Braun Research Group

Novel Routes to Photonic Crystals

Wendy Chan, Former Graduate student in Materials Science and Engineering

One method of achieving self-assembled colloidal crystals is by settling the colloidal particles into a closely packed arrangement by gravitational forces and Brownian motion. Under the appropriate conditions, a reasonable degree of crystallinity is achieved. However, when the solvent is allowed to evaporate, the drying forces act to randomize the arrangement of the particles and the crystallinity of the dry sample is significantly lower than that of the wet state.

The Lewis group has developed a novel technique for resolving this issue called nanoparticle haloing, which involves the addition of charged zirconia nanoparticles to a colloidal suspension near its isoelectric point.^1,2 The nanoparticles halo the negligibly charged colloidal spheres and facilitate close packing by inhibiting the long range van der Waals forces.
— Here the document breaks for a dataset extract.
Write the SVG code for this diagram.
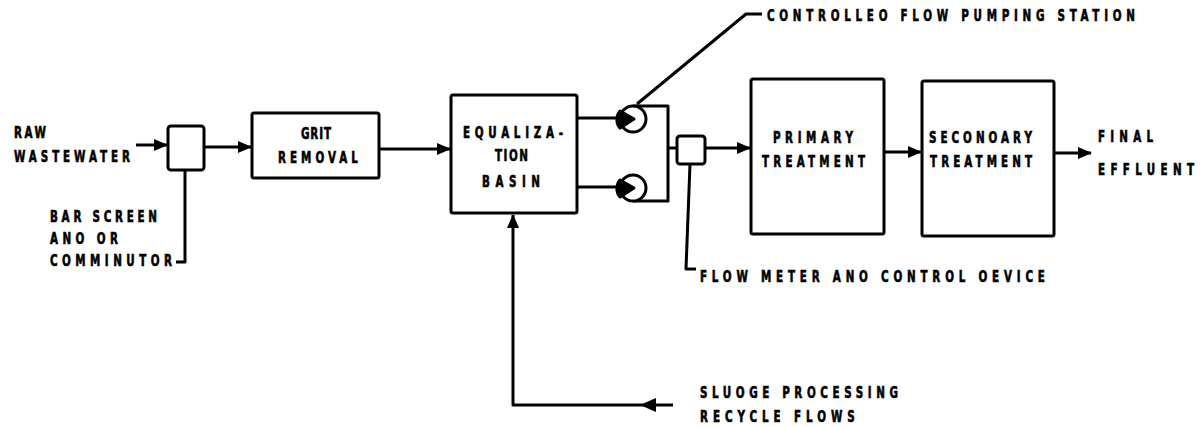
<svg xmlns="http://www.w3.org/2000/svg" width="1204" height="427" viewBox="0 0 1204 427">
<style>
.box{fill:#fff;stroke:#000;stroke-width:3}
.ln{fill:none;stroke:#000;stroke-width:3;stroke-linejoin:round}
.t{font-family:"DejaVu Sans Condensed","Liberation Sans Narrow","Liberation Sans",sans-serif;font-weight:bold;font-size:16px;fill:#000;stroke:#000;stroke-width:0.6}
</style>
<defs>
<marker id="ah" viewBox="0 0 14 12" refX="13" refY="6" markerWidth="14" markerHeight="12" markerUnits="userSpaceOnUse" orient="auto">
<path d="M0,0 L14,6 L0,12 z" fill="#000"/>
</marker>
</defs>
<rect width="1204" height="427" fill="#fff"/>
<g id="connectors">
<line class="ln" x1="136" y1="145" x2="167" y2="145" marker-end="url(#ah)"/>
<line class="ln" x1="204" y1="147" x2="251" y2="147" marker-end="url(#ah)"/>
<line class="ln" x1="380" y1="149" x2="450" y2="149" marker-end="url(#ah)"/>
<line class="ln" x1="577" y1="118" x2="621" y2="118"/>
<line class="ln" x1="577" y1="187" x2="621" y2="187"/>
<polyline class="ln" points="633,106 668,106 668,201 633,201"/>
<line class="ln" x1="668" y1="148" x2="677" y2="148"/>
<line class="ln" x1="705" y1="148" x2="750" y2="148" marker-end="url(#ah)"/>
<line class="ln" x1="884" y1="152" x2="921" y2="152" marker-end="url(#ah)"/>
<line class="ln" x1="1054" y1="153" x2="1091" y2="153" marker-end="url(#ah)"/>
<polyline class="ln" points="673,405 513,405 513,215" marker-end="url(#ah)"/>
<path d="M656,398 L640,405 L656,412 z" fill="#000"/>
<polyline class="ln" points="185,170 185,262 176,262"/>
<polyline class="ln" points="690,164 686,269 696,269"/>
<polyline class="ln" points="637,104 746,14 762,14"/>
</g>
<g id="bar-screen"><rect class="box" x="168" y="126" width="36" height="44" rx="3"/></g>
<g id="grit-removal">
<rect class="box" x="252" y="113" width="127" height="65" rx="2"/>
<text class="t" transform="translate(301 139) scale(0.72 1)" textLength="41.7" lengthAdjust="spacing">GRIT</text>
<text class="t" transform="translate(278 163) scale(0.72 1)" textLength="111" lengthAdjust="spacing">REMOVAL</text>
</g>
<g id="equalization-basin">
<rect class="box" x="451" y="95" width="126" height="118" rx="2"/>
<text class="t" transform="translate(463 138) scale(0.72 1)" textLength="139" lengthAdjust="spacing">EQUALIZA-</text>
<text class="t" transform="translate(495 161) scale(0.72 1)" textLength="45.8" lengthAdjust="spacing">TION</text>
<text class="t" transform="translate(482 187) scale(0.72 1)" textLength="80.6" lengthAdjust="spacing">BASIN</text>
</g>
<g id="pump-1">
<circle cx="633" cy="119" r="13" fill="#fff" stroke="#000" stroke-width="3"/>
<path d="M620,111 L634,119 L620,128 A13,13 0 0 1 620,111 z" fill="#000" stroke="#000" stroke-width="3" stroke-linejoin="round"/>
</g>
<g id="pump-2">
<circle cx="633" cy="188" r="13" fill="#fff" stroke="#000" stroke-width="3"/>
<path d="M620,180 L634,188 L620,197 A13,13 0 0 1 620,180 z" fill="#000" stroke="#000" stroke-width="3" stroke-linejoin="round"/>
</g>
<g id="flow-meter"><rect class="box" x="677" y="136" width="28" height="28" rx="3"/></g>
<g id="primary-treatment">
<rect class="box" x="751" y="79" width="133" height="155" rx="2"/>
<text class="t" transform="translate(773 143) scale(0.72 1)" textLength="111" lengthAdjust="spacing">PRIMARY</text>
<text class="t" transform="translate(762 167) scale(0.72 1)" textLength="143" lengthAdjust="spacing">TREATMENT</text>
</g>
<g id="secondary-treatment">
<rect class="box" x="922" y="81" width="132" height="155" rx="2"/>
<text class="t" transform="translate(929 143) scale(0.72 1)" textLength="143" lengthAdjust="spacing">SECONOARY</text>
<text class="t" transform="translate(930 167) scale(0.72 1)" textLength="141.7" lengthAdjust="spacing">TREATMENT</text>
</g>
<g id="labels">
<text class="t" transform="translate(14 138) scale(0.72 1)" textLength="44.4" lengthAdjust="spacing">RAW</text>
<text class="t" transform="translate(14 162) scale(0.72 1)" textLength="161" lengthAdjust="spacing">WASTEWATER</text>
<text class="t" transform="translate(50 222) scale(0.72 1)" textLength="148.6" lengthAdjust="spacing">BAR SCREEN</text>
<text class="t" transform="translate(50 244) scale(0.72 1)" textLength="94.4" lengthAdjust="spacing">ANO OR</text>
<text class="t" transform="translate(50 266) scale(0.72 1)" textLength="169.4" lengthAdjust="spacing">COMMINUTOR</text>
<text class="t" transform="translate(1098 142) scale(0.72 1)" textLength="76.4" lengthAdjust="spacing">FINAL</text>
<text class="t" transform="translate(1098 175) scale(0.72 1)" textLength="133.3" lengthAdjust="spacing">EFFLUENT</text>
<text class="t" transform="translate(767 21) scale(0.72 1)" textLength="511" lengthAdjust="spacing">CONTROLLEO FLOW PUMPING STATION</text>
<text class="t" transform="translate(700 282) scale(0.72 1)" textLength="479" lengthAdjust="spacing">FLOW METER ANO CONTROL OEVICE</text>
<text class="t" transform="translate(700 398) scale(0.72 1)" textLength="275" lengthAdjust="spacing">SLUOGE PROCESSING</text>
<text class="t" transform="translate(700 422) scale(0.72 1)" textLength="215" lengthAdjust="spacing">RECYCLE FLOWS</text>
</g>
</svg>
Another function of this system is that when the pH is elevated, the zirconia nanoparticles undergo a gelling transition and the dynamic system is immobilized. There is very little difference in the packing arrangement between the wet and gelled state.

Currently, I am investigating the crystallinity change of the binary system as it transitions from the wet, gelled, and finally the dried state. A qualitative and quantitative study is underway which consists of taking spectroscopic data and IR images of the sample over the three phases of interest.

Another area of interest in our group is colloidal epitaxy, or the sedimentation of colloidal spheres onto a 2-D array of holes. This bottom-up approach was first introduced by van Blaaderen and his group.³ The template directs the assembly of the first layer and each subsequent layer uses the former as a template. This technique places a great deal of control in the hands of the experimentalist, which allows for the minimization of defects in the colloidal crystal. Our group is working on settling the binary suspension described earlier onto these patterned substrates and monitoring the changes in crystallinity through the different phases.

Image: Upper left corner of an FIB pattern. The nominal pitch size of the holes is 342nm. The pattern is milled into the substrate by the dual-beam focused ion beam (DB-FIB) microscope.

References

¹Tohver, V; Smay, J.E.; Braem, A.; Braun, P.V.; and Lewis, J.A. Nanoparticle halos: A new colloid stabilization mechanism. Proc. Nat. Acad. Sci. 98, 8950-8954, (2001).

²Tohver, V.; Chan, A.; Sakurada, O.; and Lewis, J.A. Nanoparticle Engineering of Complex Fluid Behavior. Langmuir, 17, 8414-8421 (2001).

³van Blaaderen, A.; Ruel, R; Wiltzius, P. Nature, 385, 321-323 (1997).